- Born: 17 May 1940 (age 86) Vienna, Greater German Reich (present-day Austria)
- Education: University of Vienna
- Scientific career
- Fields: Physics
- Workplaces: University of Calgary, Forschungszentrum Jülich
- Doctoral advisor: Walter Thirring, H. Pietschmann

= Peter Grassberger =

Austrian physicist (born 1940)

Peter Grassberger (born 17 May 1940) is a retired professor who worked in statistical and particle physics. He made contributions to chaos theory, where he introduced the idea of correlation dimension, a means of measuring a type of fractal dimension of the strange attractor.

==Work==
Grassberger's early work focused on particle phenomenology, in particular on the formulation of formally exact equations for three-body scattering and bound state scattering (Alt-Grassberger-Sandhas equation).

While working at CERN, he realized that reggeon field theory can be viewed as a contact process in the same universality class as directed percolation.
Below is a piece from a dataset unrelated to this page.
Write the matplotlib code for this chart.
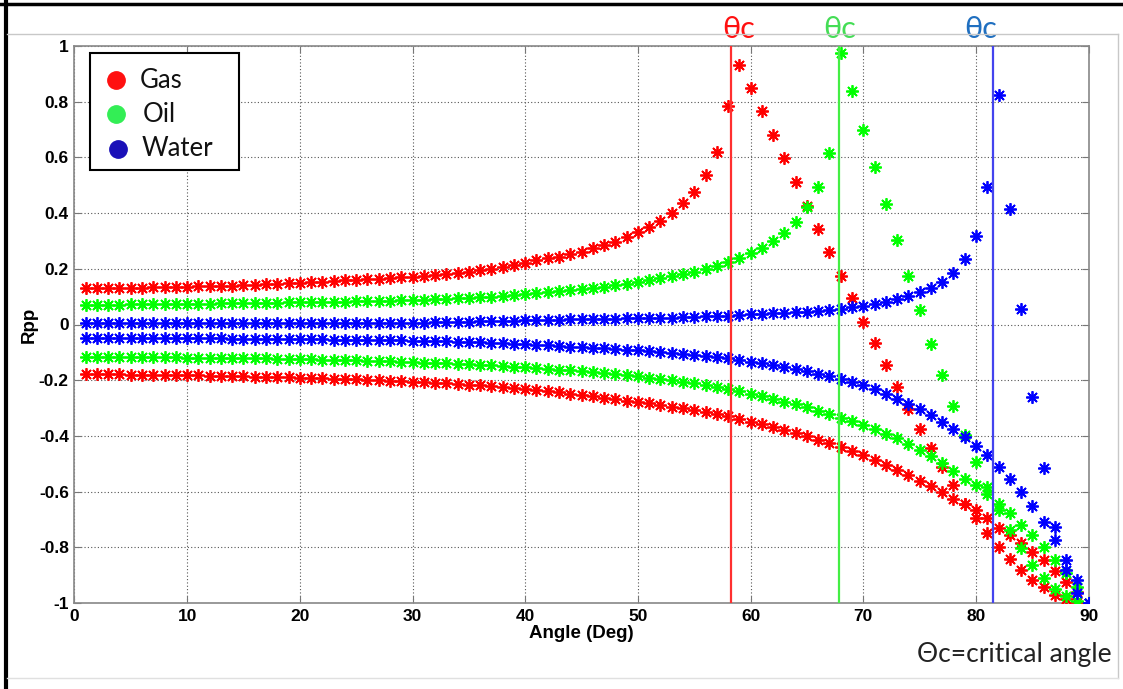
import matplotlib.pyplot as plt
from matplotlib.lines import Line2D
from matplotlib.patches import Rectangle

plt.rcParams['axes.unicode_minus'] = False

# incidence angle, degrees
angles = list(range(1, 91))

# Rpp for the two branches of each fluid
gas_upper = [0.130, 0.130, 0.131, 0.131, 0.132, 0.132, 0.133, 0.134, 0.135, 0.136,
             0.137, 0.138, 0.139, 0.140, 0.142, 0.143, 0.145, 0.146, 0.148, 0.150,
             0.152, 0.154, 0.156, 0.158, 0.160, 0.162, 0.164, 0.167, 0.170, 0.172,
             0.175, 0.179, 0.182, 0.186, 0.190, 0.195, 0.200, 0.206, 0.212, 0.220,
             0.230, 0.237, 0.244, 0.252, 0.262, 0.273, 0.285, 0.298, 0.313, 0.332,
             0.350, 0.373, 0.400, 0.435, 0.477, 0.537, 0.621, 0.783, 0.933, 0.849,
             0.767, 0.681, 0.597, 0.510, 0.426, 0.342, 0.259, 0.175, 0.096, 0.008,
             -0.068, -0.147, -0.226, -0.305, -0.376, -0.445, -0.511, -0.577, -0.645, -0.693,
             -0.748, -0.798, -0.843, -0.882, -0.918, -0.944, -0.972, -0.986, -0.996, -1.000]
gas_lower = [-0.178, -0.178, -0.179, -0.179, -0.180, -0.180, -0.181, -0.181, -0.182, -0.183,
             -0.183, -0.184, -0.185, -0.186, -0.186, -0.187, -0.188, -0.189, -0.190, -0.191,
             -0.192, -0.193, -0.195, -0.196, -0.197, -0.199, -0.200, -0.202, -0.204, -0.205,
             -0.207, -0.209, -0.211, -0.213, -0.216, -0.218, -0.221, -0.224, -0.227, -0.232,
             -0.236, -0.240, -0.244, -0.249, -0.254, -0.258, -0.263, -0.268, -0.273, -0.278,
             -0.283, -0.289, -0.295, -0.301, -0.307, -0.314, -0.321, -0.330, -0.340, -0.349,
             -0.359, -0.369, -0.380, -0.391, -0.402, -0.414, -0.427, -0.440, -0.455, -0.470,
             -0.487, -0.504, -0.522, -0.541, -0.561, -0.581, -0.603, -0.625, -0.643, -0.667,
             -0.693, -0.729, -0.756, -0.786, -0.816, -0.846, -0.886, -0.924, -0.962, -1.000]
oil_upper = [0.070, 0.070, 0.071, 0.071, 0.072, 0.072, 0.073, 0.073, 0.074, 0.074,
             0.075, 0.075, 0.076, 0.076, 0.077, 0.077, 0.078, 0.078, 0.079, 0.080,
             0.080, 0.081, 0.082, 0.082, 0.083, 0.084, 0.085, 0.086, 0.087, 0.088,
             0.089, 0.091, 0.092, 0.094, 0.096, 0.098, 0.100, 0.102, 0.105, 0.108,
             0.112, 0.116, 0.120, 0.124, 0.128, 0.132, 0.136, 0.141, 0.147, 0.153,
             0.159, 0.166, 0.173, 0.181, 0.190, 0.200, 0.211, 0.224, 0.238, 0.255,
             0.276, 0.301, 0.330, 0.369, 0.423, 0.492, 0.615, 0.974, 0.837, 0.699,
             0.567, 0.433, 0.302, 0.173, 0.051, -0.069, -0.182, -0.293, -0.397, -0.493,
             -0.583, -0.667, -0.738, -0.802, -0.862, -0.912, -0.948, -0.976, -0.994, -1.000]
oil_lower = [-0.116, -0.116, -0.116, -0.117, -0.117, -0.117, -0.118, -0.118, -0.118, -0.119,
             -0.119, -0.120, -0.120, -0.121, -0.121, -0.122, -0.122, -0.123, -0.124, -0.124,
             -0.125, -0.126, -0.127, -0.128, -0.129, -0.130, -0.131, -0.132, -0.134, -0.135,
             -0.137, -0.138, -0.140, -0.141, -0.143, -0.145, -0.147, -0.149, -0.151, -0.154,
             -0.156, -0.159, -0.162, -0.165, -0.168, -0.171, -0.174, -0.178, -0.182, -0.186,
             -0.191, -0.195, -0.200, -0.205, -0.211, -0.217, -0.223, -0.230, -0.240, -0.250,
             -0.257, -0.267, -0.277, -0.287, -0.298, -0.310, -0.322, -0.334, -0.346, -0.361,
             -0.375, -0.393, -0.409, -0.428, -0.450, -0.472, -0.499, -0.525, -0.553, -0.577,
             -0.607, -0.643, -0.678, -0.720, -0.756, -0.798, -0.844, -0.894, -0.942, -1.000]
water_upper = [0.004, 0.004, 0.004, 0.004, 0.004, 0.004, 0.004, 0.004, 0.004, 0.004,
               0.004, 0.004, 0.004, 0.004, 0.004, 0.004, 0.004, 0.004, 0.004, 0.004,
               0.005, 0.005, 0.005, 0.005, 0.006, 0.006, 0.006, 0.006, 0.006, 0.007,
               0.007, 0.008, 0.008, 0.009, 0.010, 0.011, 0.012, 0.013, 0.014, 0.015,
               0.016, 0.017, 0.017, 0.018, 0.019, 0.019, 0.020, 0.021, 0.022, 0.022,
               0.023, 0.024, 0.025, 0.026, 0.028, 0.029, 0.030, 0.032, 0.034, 0.036,
               0.038, 0.040, 0.042, 0.044, 0.046, 0.049, 0.053, 0.057, 0.062, 0.067,
               0.073, 0.080, 0.090, 0.101, 0.115, 0.131, 0.154, 0.186, 0.234, 0.316,
               0.493, 0.824, 0.416, 0.057, -0.259, -0.517, -0.727, -0.844, -0.918, -1.000]
water_lower = [-0.050, -0.050, -0.050, -0.050, -0.050, -0.050, -0.050, -0.050, -0.050, -0.050,
               -0.050, -0.050, -0.050, -0.051, -0.051, -0.051, -0.051, -0.052, -0.052, -0.052,
               -0.053, -0.053, -0.054, -0.054, -0.055, -0.055, -0.056, -0.057, -0.057, -0.058,
               -0.059, -0.060, -0.061, -0.062, -0.063, -0.064, -0.066, -0.067, -0.069, -0.071,
               -0.073, -0.075, -0.077, -0.079, -0.082, -0.084, -0.086, -0.088, -0.090, -0.092,
               -0.095, -0.098, -0.101, -0.105, -0.109, -0.113, -0.117, -0.122, -0.128, -0.134,
               -0.138, -0.145, -0.153, -0.160, -0.167, -0.176, -0.186, -0.196, -0.206, -0.219,
               -0.233, -0.251, -0.268, -0.286, -0.303, -0.326, -0.349, -0.376, -0.403, -0.437,
               -0.469, -0.511, -0.556, -0.601, -0.652, -0.708, -0.774, -0.880, -0.963, -1.000]

# critical angles (deg) and where their labels sit
crit_angles = [58.3, 67.8, 81.5]
crit_label_x = [58.9, 67.9, 80.4]

fluids = ['Gas', 'Oil', 'Water']
star_colors = ['#ff0000', '#00ff00', '#0000ff']
dot_colors = ['#ff1010', '#33ee55', '#1a10b8']
line_colors = ['#ff3030', '#44ee44', '#4444ee']
label_colors = ['#ff1010', '#44dd55', '#1f6fc0']

yticks = [1, 0.8, 0.6, 0.4, 0.2, 0, -0.2, -0.4, -0.6, -0.8, -1]
ytick_labels = ['1', '0.8', '0.6', '0.4', '0.2', '0', '-0.2', '-0.4', '-0.6', '-0.8', '-1']
xticks = [0, 10, 20, 30, 40, 50, 60, 70, 80, 90]

W, H = 1123, 689
fig = plt.figure(figsize=(W / 100, H / 100), dpi=100)


def fx(x):
    return x / W


def fy(y):
    return 1 - y / H


# slide frame around the plot
def fig_line(x0, y0, x1, y1, **kw):
    fig.add_artist(Line2D([fx(x0), fx(x1)], [fy(y0), fy(y1)],
                          transform=fig.transFigure, **kw))


fig_line(0, 4, W, 4, color='black', lw=2.5)
fig_line(5.5, 0, 5.5, H, color='black', lw=3)
fig_line(7, 34, 1118, 34, color='#c8c8c8', lw=1)
fig_line(1118, 34, 1118, 678, color='#c8c8c8', lw=1)
fig_line(7, 678, 1118, 678, color='#e0e0e0', lw=1)

left, right, top, bottom = 74.4, 1088.7, 46, 603
ax = fig.add_axes([fx(left), fy(bottom), (right - left) / W, (bottom - top) / H])

star = (8, 2, 0)
series = [(gas_upper, gas_lower), (oil_upper, oil_lower), (water_upper, water_lower)]
for (up, low), c in zip(series, star_colors):
    for vals in (up, low):
        ax.plot(angles, vals, linestyle='none', marker=star, ms=9, mew=1.3,
                color=c, zorder=3)

for crit, c in zip(crit_angles, line_colors):
    ax.axvline(crit, color=c, lw=1.6, zorder=4)

for lx, c in zip(crit_label_x, label_colors):
    ax.text(lx, 1.0 + 0.012, 'θc', color=c, fontsize=22,
            family=['Lato', 'DejaVu Sans'], ha='center', va='bottom', clip_on=False)

ax.set_xlim(0, 90)
ax.set_ylim(-1, 1)
ax.set_xticks(xticks)
ax.set_yticks(yticks)
ax.set_yticklabels(ytick_labels)
ax.grid(True, linestyle=(0, (1, 2)), color='#555555', lw=0.8)
ax.tick_params(direction='in', length=5, top=True, right=True, color='#777777',
               labelsize=12.5, pad=4)
for lab in ax.get_xticklabels() + ax.get_yticklabels():
    lab.set_fontweight('bold')
    lab.set_family('Liberation Sans')
for s in ax.spines.values():
    s.set_color('#888888')
    s.set_linewidth(1.2)

ax.set_xlabel('Angle (Deg)', fontsize=13.5, fontweight='bold', family='Liberation Sans',
              labelpad=1)
ax.set_ylabel('Rpp', fontsize=13.5, fontweight='bold', family='Liberation Sans',
              labelpad=1)

# legend box with round dots
fig.add_artist(Rectangle((fx(90), fy(170)), (239 - 90) / W, (170 - 53) / H,
                         transform=fig.transFigure, facecolor='white',
                         edgecolor='black', lw=1.5, zorder=6))
legend_rows = [80, 114, 149]
legend_dot_x = [116, 116, 118]
legend_text_x = [140, 143, 142]
for name, c, ry, dx, tx in zip(fluids, dot_colors, legend_rows, legend_dot_x, legend_text_x):
    fig.add_artist(Line2D([fx(dx)], [fy(ry)], marker='o', ms=12.5, color=c, mec=c,
                          linestyle='none', transform=fig.transFigure, zorder=7))
    fig.text(fx(tx), fy(ry), name, fontsize=18.5, family=['Lato', 'DejaVu Sans'],
             ha='left', va='center', color='#111111', zorder=7)

fig.text(fx(1112), fy(662), 'Θc=critical angle', fontsize=19,
         family=['Lato', 'DejaVu Sans'], ha='right', va='baseline', color='#222222')

fig.savefig('out.png', dpi=100)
After making this discovery, Grassberger turned his attention to the studies of statistical physics, dynamical systems, sequential sampling algorithms, and complex systems. His publications span a variety of topics including reaction-diffusion systems, cellular automata, fractals, Ising model, Griffiths phases, self-organized criticality, and percolation.

He held long-term positions at the University of Wuppertal and at the Forschungszentrum Jülich (Germany). Other positions that lasted between 2 years and 3 months were at CERN, at the Universities of Kabul, Nice, Calgary, Rome and Utrecht, the Weizmann Institute, the Max Planck Institute for the Physics of Complex Systems in Dresden, the Istituto nazionale di ottica in Florence, and at the Institute for Advanced Studies in Basic Sciences in Zanjan, Iran.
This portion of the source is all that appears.